Del mismo modo, en algunas entidades avanzan las transiciones de manera ordenada y en otros, los conflictos parecen estar a la orden del día, ilustrados quizás por la foto de Silvano Aureoles afuera de Palacio Nacional esperando audiencia sin éxito. Le economía se recupera lentamente al igual que el empleo, empujados por las sorprendentes tasas de crecimiento en Estados Unidos, y por el manejo ortodoxo que hasta ahora se ha hecho de la economía mexicana.
Pero la temporada de tormentas es parte del escenario natural en donde el gobierno entiende y alcanza sus mejores manifestaciones. En esa condición aparentemente compleja es donde se despliegan mejor las capacidades de la administración que usa estos escenarios para bordar esa agenda que parece tener gran éxito entre la opinión pública.
Pareciera que a los mexicanos nos gusta vivir en estas tempestades y estas tempestades parecen acomodarse bien al modo político actual. Cada vez qué hay una sensación de descontrol, existe plena capacidad de respuesta; cuando se polariza algo es porque se requiere inscribir en la agenda otras prioridades, y cuando la tormenta arrecia, el capitán del barco parece salir airoso cada mañana sin mover demás el timón.

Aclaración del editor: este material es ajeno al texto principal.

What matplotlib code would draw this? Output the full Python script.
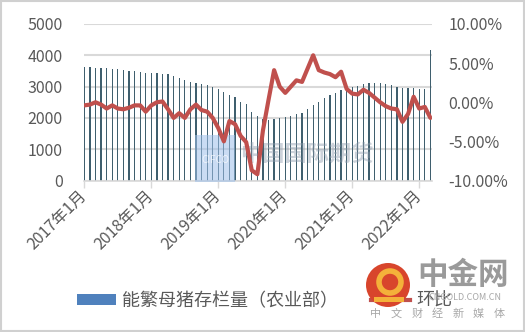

Aquí el radar no falla, los cálculos tampoco, y por eso, pensar en mares tranquilos no debiera ser una alternativa para planear nada, por el contrario, quienes hacen política hoy deberían estar dispuestos a mojarse, a no usar paraguas y no tener miedo a nadar ante esta realidad que se impone y que es una novedad de la política de la que o se aprende o se termina naufragando.